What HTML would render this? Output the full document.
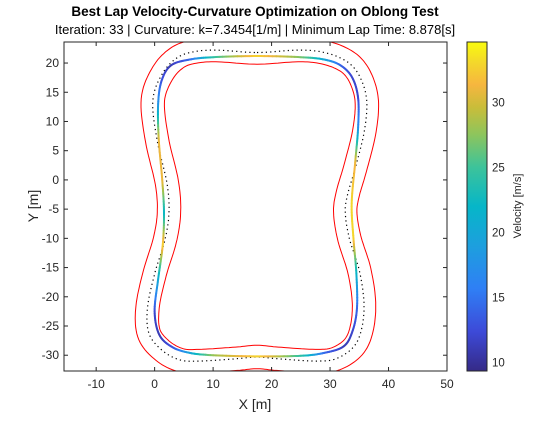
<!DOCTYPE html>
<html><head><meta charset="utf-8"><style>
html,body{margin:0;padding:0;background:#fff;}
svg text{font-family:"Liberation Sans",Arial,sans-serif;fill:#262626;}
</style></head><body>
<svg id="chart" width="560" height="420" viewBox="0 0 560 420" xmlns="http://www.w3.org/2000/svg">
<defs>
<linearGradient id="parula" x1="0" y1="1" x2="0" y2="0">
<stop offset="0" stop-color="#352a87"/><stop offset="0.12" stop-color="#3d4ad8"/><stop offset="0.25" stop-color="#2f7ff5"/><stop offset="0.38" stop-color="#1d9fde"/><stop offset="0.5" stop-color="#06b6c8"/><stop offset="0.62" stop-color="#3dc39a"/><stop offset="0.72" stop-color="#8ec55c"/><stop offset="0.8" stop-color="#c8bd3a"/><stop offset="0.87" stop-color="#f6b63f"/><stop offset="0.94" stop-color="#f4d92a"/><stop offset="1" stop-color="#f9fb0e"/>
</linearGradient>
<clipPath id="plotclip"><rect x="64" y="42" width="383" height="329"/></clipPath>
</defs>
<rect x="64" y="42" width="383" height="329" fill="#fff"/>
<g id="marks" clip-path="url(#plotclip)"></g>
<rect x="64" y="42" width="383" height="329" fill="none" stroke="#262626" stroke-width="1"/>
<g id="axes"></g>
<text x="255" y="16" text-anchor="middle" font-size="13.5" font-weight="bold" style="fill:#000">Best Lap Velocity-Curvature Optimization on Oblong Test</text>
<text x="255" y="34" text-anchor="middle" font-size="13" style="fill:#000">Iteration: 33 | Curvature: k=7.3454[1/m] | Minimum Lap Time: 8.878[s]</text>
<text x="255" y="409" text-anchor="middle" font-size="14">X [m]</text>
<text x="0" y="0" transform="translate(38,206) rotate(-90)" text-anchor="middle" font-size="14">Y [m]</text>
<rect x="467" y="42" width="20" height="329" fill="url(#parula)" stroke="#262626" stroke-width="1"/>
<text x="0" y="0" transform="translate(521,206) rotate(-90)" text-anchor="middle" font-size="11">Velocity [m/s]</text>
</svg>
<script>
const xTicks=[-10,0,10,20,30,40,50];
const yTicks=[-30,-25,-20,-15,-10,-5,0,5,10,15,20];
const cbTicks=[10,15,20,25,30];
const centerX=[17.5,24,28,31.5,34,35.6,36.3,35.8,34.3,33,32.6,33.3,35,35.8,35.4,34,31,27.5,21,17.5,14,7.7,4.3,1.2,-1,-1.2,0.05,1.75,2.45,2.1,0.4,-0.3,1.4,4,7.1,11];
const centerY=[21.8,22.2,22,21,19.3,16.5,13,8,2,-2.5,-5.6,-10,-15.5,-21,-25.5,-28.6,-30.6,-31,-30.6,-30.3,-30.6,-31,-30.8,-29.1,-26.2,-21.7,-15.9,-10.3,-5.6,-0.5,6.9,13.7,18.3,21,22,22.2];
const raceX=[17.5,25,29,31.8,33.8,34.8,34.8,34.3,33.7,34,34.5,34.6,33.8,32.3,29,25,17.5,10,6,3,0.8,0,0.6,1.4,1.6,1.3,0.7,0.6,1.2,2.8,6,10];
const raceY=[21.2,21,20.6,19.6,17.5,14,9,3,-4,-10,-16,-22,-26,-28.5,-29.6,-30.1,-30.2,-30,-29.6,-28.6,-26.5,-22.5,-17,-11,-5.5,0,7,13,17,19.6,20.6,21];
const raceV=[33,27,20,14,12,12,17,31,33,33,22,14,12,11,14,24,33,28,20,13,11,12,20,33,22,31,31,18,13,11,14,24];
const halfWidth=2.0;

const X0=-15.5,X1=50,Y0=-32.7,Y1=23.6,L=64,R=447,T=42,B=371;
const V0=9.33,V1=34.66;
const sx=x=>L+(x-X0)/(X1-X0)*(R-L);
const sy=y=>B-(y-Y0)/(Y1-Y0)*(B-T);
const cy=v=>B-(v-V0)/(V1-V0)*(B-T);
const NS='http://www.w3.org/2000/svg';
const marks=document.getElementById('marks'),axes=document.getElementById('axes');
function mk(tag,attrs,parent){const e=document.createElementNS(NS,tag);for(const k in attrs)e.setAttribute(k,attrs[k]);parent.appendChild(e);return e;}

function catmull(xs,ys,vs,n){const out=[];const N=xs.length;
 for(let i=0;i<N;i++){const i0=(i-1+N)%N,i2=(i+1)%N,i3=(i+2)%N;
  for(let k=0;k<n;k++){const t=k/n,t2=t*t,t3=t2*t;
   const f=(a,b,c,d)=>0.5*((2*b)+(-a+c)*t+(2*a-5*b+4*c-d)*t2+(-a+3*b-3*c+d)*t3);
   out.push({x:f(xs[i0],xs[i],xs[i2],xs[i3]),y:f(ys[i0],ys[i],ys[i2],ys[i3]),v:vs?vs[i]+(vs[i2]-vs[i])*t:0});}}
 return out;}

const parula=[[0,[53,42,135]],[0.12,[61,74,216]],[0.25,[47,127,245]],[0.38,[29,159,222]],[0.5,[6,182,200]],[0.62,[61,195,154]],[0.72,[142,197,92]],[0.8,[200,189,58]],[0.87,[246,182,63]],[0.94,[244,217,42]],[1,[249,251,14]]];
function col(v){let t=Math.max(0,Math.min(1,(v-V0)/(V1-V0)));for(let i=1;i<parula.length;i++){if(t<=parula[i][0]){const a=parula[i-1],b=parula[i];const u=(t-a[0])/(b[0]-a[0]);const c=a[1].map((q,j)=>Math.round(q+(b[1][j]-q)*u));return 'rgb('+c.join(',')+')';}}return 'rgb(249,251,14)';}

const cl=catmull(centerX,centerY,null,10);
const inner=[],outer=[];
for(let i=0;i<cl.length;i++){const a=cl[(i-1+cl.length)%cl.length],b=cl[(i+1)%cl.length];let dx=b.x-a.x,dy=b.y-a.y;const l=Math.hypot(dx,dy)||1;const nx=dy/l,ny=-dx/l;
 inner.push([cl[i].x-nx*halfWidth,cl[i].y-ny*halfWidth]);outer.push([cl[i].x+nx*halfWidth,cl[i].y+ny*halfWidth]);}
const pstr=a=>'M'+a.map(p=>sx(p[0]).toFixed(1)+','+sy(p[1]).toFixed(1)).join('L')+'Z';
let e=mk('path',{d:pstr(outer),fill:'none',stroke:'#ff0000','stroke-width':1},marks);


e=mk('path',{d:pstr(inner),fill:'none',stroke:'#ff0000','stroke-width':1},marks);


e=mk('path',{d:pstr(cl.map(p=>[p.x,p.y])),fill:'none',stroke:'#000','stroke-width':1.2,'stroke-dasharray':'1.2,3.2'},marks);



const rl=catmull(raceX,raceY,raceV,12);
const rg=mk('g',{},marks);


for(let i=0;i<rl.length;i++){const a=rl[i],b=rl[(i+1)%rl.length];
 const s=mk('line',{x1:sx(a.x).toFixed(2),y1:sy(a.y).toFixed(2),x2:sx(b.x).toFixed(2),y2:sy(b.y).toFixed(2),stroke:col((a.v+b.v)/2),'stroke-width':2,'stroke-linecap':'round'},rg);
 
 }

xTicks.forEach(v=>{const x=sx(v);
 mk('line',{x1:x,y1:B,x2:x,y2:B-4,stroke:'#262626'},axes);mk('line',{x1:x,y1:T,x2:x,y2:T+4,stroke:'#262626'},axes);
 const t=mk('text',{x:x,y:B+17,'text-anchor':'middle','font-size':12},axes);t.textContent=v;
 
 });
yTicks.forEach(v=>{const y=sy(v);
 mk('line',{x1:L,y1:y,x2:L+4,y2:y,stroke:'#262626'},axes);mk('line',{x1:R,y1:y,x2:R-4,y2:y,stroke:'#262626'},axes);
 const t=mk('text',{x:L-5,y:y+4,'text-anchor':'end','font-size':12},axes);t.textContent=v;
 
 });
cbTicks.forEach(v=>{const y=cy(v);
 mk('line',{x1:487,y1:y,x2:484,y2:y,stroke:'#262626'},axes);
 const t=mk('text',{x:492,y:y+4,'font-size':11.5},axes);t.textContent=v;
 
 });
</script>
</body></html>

++++++++++

(Aim of the task)
From the listing above, copy every line that includes the word "document".

(Solution for this problem)
What HTML would render this? Output the full document.
const marks=document.getElementById('marks'),axes=document.getElementById('axes');
function mk(tag,attrs,parent){const e=document.createElementNS(NS,tag);for(const k in attrs)e.setAttribute(k,attrs[k]);parent.appendChild(e);return e;}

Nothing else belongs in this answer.